» **Instruction**:
Each line of the listing that contains the word "matplotlib" is to be copied.

» **Recorded information**:
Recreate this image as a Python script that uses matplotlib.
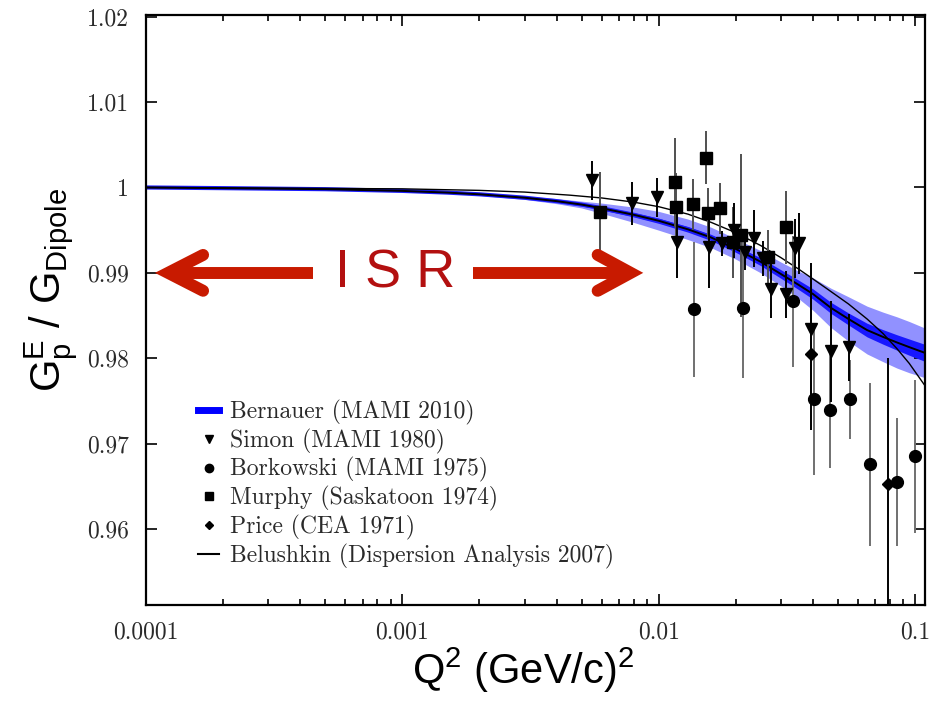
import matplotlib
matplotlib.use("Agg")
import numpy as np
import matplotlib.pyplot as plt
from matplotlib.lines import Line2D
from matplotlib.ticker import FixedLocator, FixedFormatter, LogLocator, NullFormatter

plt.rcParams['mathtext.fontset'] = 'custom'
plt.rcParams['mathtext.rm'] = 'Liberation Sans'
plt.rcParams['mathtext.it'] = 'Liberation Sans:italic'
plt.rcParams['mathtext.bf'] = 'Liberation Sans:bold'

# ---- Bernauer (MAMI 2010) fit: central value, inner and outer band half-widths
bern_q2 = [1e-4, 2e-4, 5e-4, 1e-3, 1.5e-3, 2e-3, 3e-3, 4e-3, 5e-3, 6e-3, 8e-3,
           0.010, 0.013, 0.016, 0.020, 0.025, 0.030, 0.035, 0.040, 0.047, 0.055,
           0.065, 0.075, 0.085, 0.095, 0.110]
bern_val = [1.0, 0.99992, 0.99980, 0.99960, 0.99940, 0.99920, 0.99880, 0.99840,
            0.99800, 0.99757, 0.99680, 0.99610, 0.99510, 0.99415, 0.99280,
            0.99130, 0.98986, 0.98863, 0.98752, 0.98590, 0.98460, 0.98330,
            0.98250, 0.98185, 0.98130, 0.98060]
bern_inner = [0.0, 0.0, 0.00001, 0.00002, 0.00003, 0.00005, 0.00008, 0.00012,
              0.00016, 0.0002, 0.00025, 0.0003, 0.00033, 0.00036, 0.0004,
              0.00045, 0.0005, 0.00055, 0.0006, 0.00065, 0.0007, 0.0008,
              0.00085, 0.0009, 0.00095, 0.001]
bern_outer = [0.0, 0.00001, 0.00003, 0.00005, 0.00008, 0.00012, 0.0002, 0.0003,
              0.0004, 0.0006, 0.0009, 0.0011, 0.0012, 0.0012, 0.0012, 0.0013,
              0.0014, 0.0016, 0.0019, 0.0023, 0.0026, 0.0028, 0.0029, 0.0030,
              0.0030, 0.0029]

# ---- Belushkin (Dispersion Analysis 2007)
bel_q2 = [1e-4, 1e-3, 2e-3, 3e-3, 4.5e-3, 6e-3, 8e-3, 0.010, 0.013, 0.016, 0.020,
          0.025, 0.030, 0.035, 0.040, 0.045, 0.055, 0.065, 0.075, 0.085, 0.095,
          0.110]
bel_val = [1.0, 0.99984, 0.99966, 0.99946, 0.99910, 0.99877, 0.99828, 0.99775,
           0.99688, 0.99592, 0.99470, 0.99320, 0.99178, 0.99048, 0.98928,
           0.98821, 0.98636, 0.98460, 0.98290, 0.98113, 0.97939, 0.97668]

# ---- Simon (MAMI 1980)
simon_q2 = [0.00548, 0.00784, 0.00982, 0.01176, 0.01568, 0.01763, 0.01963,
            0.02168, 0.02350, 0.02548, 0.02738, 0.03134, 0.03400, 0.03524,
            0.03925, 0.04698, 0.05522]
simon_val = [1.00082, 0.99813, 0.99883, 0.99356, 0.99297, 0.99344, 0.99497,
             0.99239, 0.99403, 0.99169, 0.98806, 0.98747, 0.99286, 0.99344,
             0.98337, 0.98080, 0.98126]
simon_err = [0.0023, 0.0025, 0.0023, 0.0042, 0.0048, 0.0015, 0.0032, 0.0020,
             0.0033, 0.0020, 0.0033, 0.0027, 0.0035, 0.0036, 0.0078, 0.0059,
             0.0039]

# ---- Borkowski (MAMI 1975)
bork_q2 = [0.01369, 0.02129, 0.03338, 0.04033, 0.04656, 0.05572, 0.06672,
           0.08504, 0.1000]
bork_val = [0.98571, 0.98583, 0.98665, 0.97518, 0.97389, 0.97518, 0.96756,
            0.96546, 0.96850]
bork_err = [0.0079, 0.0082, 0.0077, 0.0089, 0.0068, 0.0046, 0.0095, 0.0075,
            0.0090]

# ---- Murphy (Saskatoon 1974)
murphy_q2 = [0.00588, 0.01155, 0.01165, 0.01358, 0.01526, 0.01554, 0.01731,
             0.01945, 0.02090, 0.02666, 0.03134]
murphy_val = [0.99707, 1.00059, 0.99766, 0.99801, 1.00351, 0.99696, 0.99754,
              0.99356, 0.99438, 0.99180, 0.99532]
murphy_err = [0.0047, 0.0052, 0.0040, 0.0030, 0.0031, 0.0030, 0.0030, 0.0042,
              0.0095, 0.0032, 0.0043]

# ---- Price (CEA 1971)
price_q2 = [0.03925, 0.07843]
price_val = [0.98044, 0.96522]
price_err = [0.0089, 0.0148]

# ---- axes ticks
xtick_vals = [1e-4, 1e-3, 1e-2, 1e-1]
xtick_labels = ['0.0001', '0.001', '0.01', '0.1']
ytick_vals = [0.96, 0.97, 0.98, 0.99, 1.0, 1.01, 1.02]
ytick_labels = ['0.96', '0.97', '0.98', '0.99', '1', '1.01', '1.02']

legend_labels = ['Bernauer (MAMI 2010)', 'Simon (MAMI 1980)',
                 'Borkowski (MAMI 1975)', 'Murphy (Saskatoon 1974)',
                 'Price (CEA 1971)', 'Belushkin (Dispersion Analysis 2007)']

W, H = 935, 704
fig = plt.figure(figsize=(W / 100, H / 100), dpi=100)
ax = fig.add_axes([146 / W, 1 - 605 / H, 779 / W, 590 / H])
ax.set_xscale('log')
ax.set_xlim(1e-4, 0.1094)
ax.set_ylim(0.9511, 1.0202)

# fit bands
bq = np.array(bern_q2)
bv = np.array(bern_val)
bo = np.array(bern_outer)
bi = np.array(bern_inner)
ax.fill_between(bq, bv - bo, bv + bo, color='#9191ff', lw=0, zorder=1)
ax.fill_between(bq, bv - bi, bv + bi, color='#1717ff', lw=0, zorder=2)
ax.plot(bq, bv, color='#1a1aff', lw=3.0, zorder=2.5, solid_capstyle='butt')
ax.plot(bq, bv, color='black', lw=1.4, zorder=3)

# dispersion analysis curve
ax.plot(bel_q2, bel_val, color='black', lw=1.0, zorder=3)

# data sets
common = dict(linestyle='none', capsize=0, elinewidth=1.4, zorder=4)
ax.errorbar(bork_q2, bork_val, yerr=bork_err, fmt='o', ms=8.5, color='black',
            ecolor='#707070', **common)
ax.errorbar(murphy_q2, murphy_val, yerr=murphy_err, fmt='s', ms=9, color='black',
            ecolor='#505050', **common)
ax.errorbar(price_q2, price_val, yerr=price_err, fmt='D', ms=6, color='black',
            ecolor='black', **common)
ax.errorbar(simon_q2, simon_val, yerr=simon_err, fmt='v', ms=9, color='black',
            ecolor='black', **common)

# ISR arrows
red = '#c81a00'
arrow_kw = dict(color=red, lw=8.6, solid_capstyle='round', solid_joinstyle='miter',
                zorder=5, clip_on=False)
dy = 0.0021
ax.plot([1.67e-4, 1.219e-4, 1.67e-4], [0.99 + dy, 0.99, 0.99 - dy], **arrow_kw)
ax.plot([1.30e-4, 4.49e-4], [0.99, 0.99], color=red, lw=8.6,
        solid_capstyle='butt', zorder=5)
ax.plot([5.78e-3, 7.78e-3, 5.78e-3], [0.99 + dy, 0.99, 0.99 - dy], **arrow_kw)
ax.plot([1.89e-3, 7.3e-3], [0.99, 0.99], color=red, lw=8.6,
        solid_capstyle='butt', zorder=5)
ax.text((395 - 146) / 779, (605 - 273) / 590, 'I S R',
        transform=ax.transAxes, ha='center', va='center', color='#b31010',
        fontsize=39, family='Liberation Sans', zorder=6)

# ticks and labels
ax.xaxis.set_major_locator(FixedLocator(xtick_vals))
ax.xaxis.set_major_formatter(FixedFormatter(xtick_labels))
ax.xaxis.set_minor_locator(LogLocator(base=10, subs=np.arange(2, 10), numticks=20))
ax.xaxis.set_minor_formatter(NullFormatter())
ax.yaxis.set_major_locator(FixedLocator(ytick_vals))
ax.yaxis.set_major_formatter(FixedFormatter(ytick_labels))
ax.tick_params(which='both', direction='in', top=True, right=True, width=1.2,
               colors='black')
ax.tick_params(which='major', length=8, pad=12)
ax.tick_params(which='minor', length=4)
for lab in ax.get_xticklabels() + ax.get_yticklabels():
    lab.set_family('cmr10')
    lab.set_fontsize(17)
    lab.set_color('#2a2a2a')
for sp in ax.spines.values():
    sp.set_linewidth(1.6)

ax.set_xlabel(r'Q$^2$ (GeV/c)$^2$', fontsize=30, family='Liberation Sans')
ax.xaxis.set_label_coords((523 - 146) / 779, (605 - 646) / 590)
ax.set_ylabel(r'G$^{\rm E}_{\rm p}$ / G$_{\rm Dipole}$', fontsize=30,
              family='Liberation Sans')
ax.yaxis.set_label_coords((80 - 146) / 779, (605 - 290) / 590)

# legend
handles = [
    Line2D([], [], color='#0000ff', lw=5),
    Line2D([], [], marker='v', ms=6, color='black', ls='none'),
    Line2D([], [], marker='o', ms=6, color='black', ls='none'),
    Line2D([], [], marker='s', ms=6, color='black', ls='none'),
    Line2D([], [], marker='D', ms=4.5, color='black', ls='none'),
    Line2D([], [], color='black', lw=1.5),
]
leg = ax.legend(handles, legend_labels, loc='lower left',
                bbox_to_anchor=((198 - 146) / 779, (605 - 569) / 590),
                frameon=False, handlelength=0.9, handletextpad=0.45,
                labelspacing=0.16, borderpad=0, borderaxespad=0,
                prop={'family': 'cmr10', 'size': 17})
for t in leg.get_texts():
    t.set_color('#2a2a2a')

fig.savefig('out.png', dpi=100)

» **Task output**:
Recreate this image as a Python script that uses matplotlib.
import matplotlib
matplotlib.use("Agg")
import matplotlib.pyplot as plt
from matplotlib.lines import Line2D
from matplotlib.ticker import FixedLocator, FixedFormatter, LogLocator, NullFormatter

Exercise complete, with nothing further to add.